St Paul’s Girls’ School ditches ‘binary’ head girl role

·2-min read
St Paul’s Girls’ School in Hammersmith (Google)
St Paul’s Girls’ School in Hammersmith (Google)

St Paul’s Girls’ School will axe the role of head girl because it is too “binary”.

The 26,000-a-year school, in Hammersmith, will replace the role with “head of school” in order to make it more inclusive.

The school counts actress Rachel Weisz and UK vaccines supremo Dame Kate Bingham among its famous alumni.

According to The Times, the change will take effect from the next academic year.

However the move has sparked backlash from some staff members, who claim it sends the message “that girls now have to be ashamed to be seen as girls”.

One source said: “Why do the girls have to change their name?

“They should be teaching young women to be proud of their sex, not ashamed of it. It’s very contradictory.

“How can you be a single-sex school that exists to empower girls to do well and at the same time support girls to identify out of being a girl?
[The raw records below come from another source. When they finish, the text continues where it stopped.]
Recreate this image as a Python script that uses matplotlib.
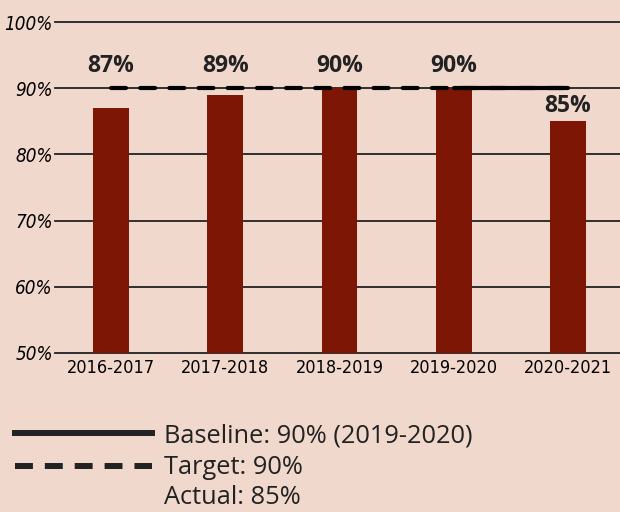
import matplotlib.pyplot as plt
from matplotlib.lines import Line2D

years = ["2016-2017", "2017-2018", "2018-2019", "2019-2020", "2020-2021"]
actual = [87, 89, 90, 90, 85]
target = 90
baseline = 90
baseline_year = "2019-2020"
yticks = [50, 60, 70, 80, 90, 100]

bg = "#f1d8cd"
bar_color = "#7d1604"
ink = "#222222"
sans = ["Open Sans", "DejaVu Sans"]


def main():
    fig = plt.figure(figsize=(6.2, 5.12), dpi=100, facecolor=bg)
    ax = fig.add_axes([55 / 620, 1 - 353 / 512, 565 / 620, 331 / 512])
    ax.set_facecolor(bg)

    x = list(range(len(years)))
    ax.bar(x, actual, width=0.315, color=bar_color, zorder=2)

    # grid lines
    for t in yticks:
        ax.axhline(t, color=ink, lw=1.3, zorder=1, clip_on=False)

    # target (dashed) and baseline (solid)
    ax.plot([x[0], x[-1]], [target, target], color="black", lw=3,
            dashes=(3.6, 3.4), solid_capstyle="round", dash_capstyle="round", zorder=3)
    bi = years.index(baseline_year)
    ax.plot([x[bi], x[-1]], [baseline, baseline], color="black", lw=3,
            solid_capstyle="round", zorder=4)

    for xi, v in zip(x, actual):
        ly = 93.4 if v >= 87 else v + 2.3
        ax.text(xi, ly, f"{v}%", ha="center", va="center", fontsize=16.5,
                fontweight="bold", color=ink, family=sans, zorder=5)

    ax.set_xlim(-0.49, 4.455)
    ax.set_ylim(50, 100)
    ax.set_xticks(x)
    ax.set_xticklabels(years, family="DejaVu Sans", stretch="condensed",
                       fontsize=13, color="black")
    ax.set_yticks(yticks)
    ax.set_yticklabels([f"{t}%" for t in yticks], family="DejaVu Sans",
                       stretch="condensed", fontsize=13.5, style="italic", color="black")
    ax.tick_params(axis="both", length=0)
    ax.tick_params(axis="y", pad=1.5)
    ax.tick_params(axis="x", pad=4)
    for s in ax.spines.values():
        s.set_visible(False)

    # legend drawn by hand
    fx = lambda px: px / 620
    fy = lambda py: 1 - py / 512
    fig.add_artist(Line2D([fx(15), fx(152)], [fy(433), fy(433)], color=ink, lw=4.3))
    fig.add_artist(Line2D([fx(15), fx(152)], [fy(466), fy(466)], color=ink, lw=4.3,
                          dashes=(3.0, 2.0)))
    labels = [f"Baseline: {baseline}% ({baseline_year})",
              f"Target: {target}%",
              f"Actual: {actual[-1]}%"]
    for lab, py in zip(labels, [436, 467, 498]):
        fig.text(fx(164), fy(py), lab, ha="left", va="center", fontsize=18.3,
                 family=sans, color=ink)

    fig.savefig("out.png", dpi=100, facecolor=bg)


if __name__ == "__main__":
    main()
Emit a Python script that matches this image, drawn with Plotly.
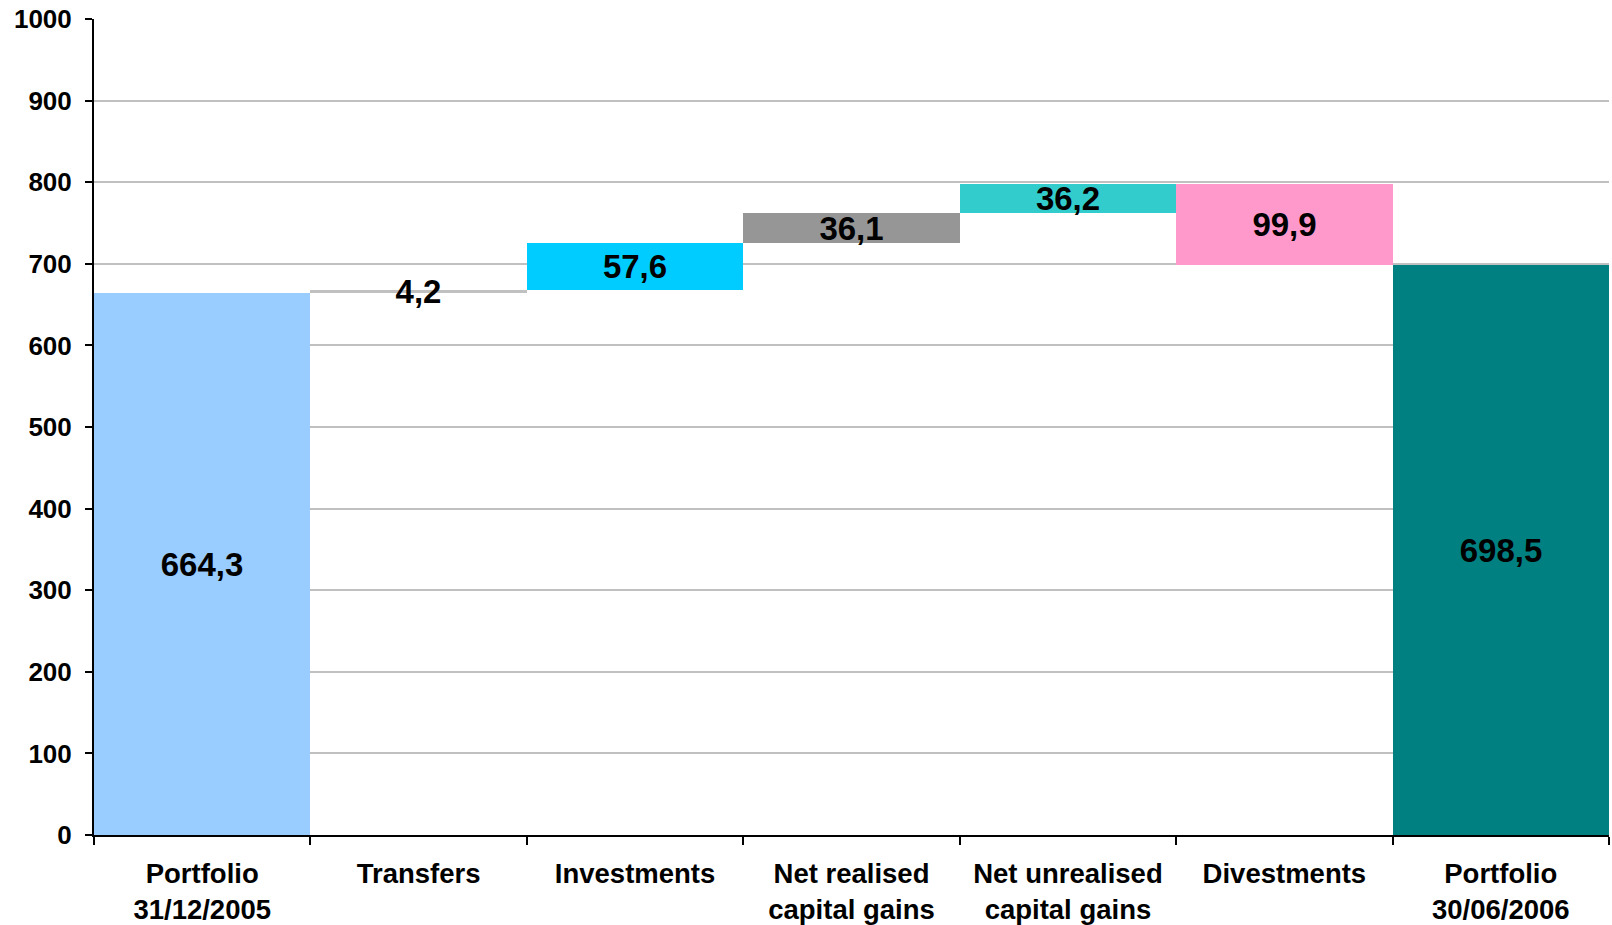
import plotly.graph_objects as go

categories = ["Portfolio<br>31/12/2005", "Transfers", "Investments", "Net realised<br>capital gains",
              "Net unrealised<br>capital gains", "Divestments", "Portfolio<br>30/06/2006"]
# signed changes; first and last are totals
values = [664.3, 4.2, 57.6, 36.1, 36.2, -99.9, 698.5]
kinds = ["total", "delta", "delta", "delta", "delta", "delta", "total"]
colors = ["#99CCFF", "#C0C0C0", "#00CCFF", "#969696", "#33CCCC", "#FF99CC", "#008080"]

bases, heights = [], []
running = 0.0
for v, k in zip(values, kinds):
    if k == "total":
        bases.append(0.0)
        heights.append(v)
        running = v
    else:
        if v >= 0:
            bases.append(running)
            heights.append(v)
        else:
            bases.append(running + v)
            heights.append(-v)
        running += v

labels = [f"{abs(v):.1f}".replace(".", ",") for v in values]

FONT = "Liberation Sans, Arial, sans-serif"

fig = go.Figure()
fig.add_trace(go.Bar(x=categories, y=heights, base=bases, marker=dict(color=colors, line=dict(width=0)),
                     text=labels, textposition="inside", insidetextanchor="middle",
                     constraintext="none", textangle=0, cliponaxis=False,
                     textfont=dict(family=FONT, size=33, color="black", weight="bold"),
                     hoverinfo="skip", showlegend=False))

fig.update_layout(
    width=1612, height=925,
    margin=dict(l=94, r=3, t=19, b=90),
    paper_bgcolor="white", plot_bgcolor="white",
    bargap=0,
    font=dict(family=FONT, size=26, color="black"),
    xaxis=dict(type="category", range=[-0.5, 6.5], tickson="boundaries", ticks="outside", ticklen=8,
               tickwidth=2, tickcolor="black", showline=True, linecolor="black", linewidth=2,
               showgrid=False, tickfont=dict(family=FONT, size=27.5, color="black", weight="bold"),
               ticklabelstandoff=13, automargin=False, fixedrange=True),
    yaxis=dict(range=[0, 1000], dtick=100, tick0=0, ticks="outside", ticklen=7, tickwidth=2,
               tickcolor="black", showline=True, linecolor="black", linewidth=2,
               showgrid=True, gridcolor="#C0C0C0", gridwidth=2, zeroline=False,
               tickfont=dict(family=FONT, size=26, color="black", weight="bold"),
               ticklabelstandoff=8, automargin=False),
)

fig.write_html("out.html", config={"displayModeBar": False},
               post_script="document.body.style.margin='0';document.body.style.overflow='hidden';")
“The school is trying to do the right thing but the problem is they are being badly advised. Why would parents want to send their daughters to a school where girls are not happy to be girls?”

Rachel Weisz (PA)
Rachel Weisz (PA)

Staff at the school were also told there were at least “150” gender identities at a webinar entitled Beyond the Binary: Understanding How to be Inclusive for All Gender Identities.

Around seven of the school’s 778 pupils identify at non-binary, which means they don’t feel comfortable being referred to as male or female.

The school said the main reason for changing the title of head girl was because many senior pupils feel they are young women, but admitted the “binary connotations” were a factor in the decision.

Sarah Fletcher, the school’s high mistress, said in a statement the school “would never encourage a student to ‘be’ anything in relation to their identity”.

“We want our students to be happy as themselves,” she said.

“Our focus is on providing a respectful, kind, safe and non-judgemental environment in which our students are free to explore their own identity.

“Young people are talking about gender identity and our role as a school is to equip the staff with an understanding that supports students’ ability to reach to them for support and navigate this safely.”

A spokesperson for the school told the Standard: “It was the suggestion of our senior students that we change the name from ‘Head Girl’ to ‘Head of School’ as more modern, age appropriate and inclusive. In doing so, we are returning to our roots.

“From our very foundation in 1904 and for decades afterwards, the senior student was called ‘Head of the School’, so in making the change, we are confirming, not denying, our ethos and traditions.”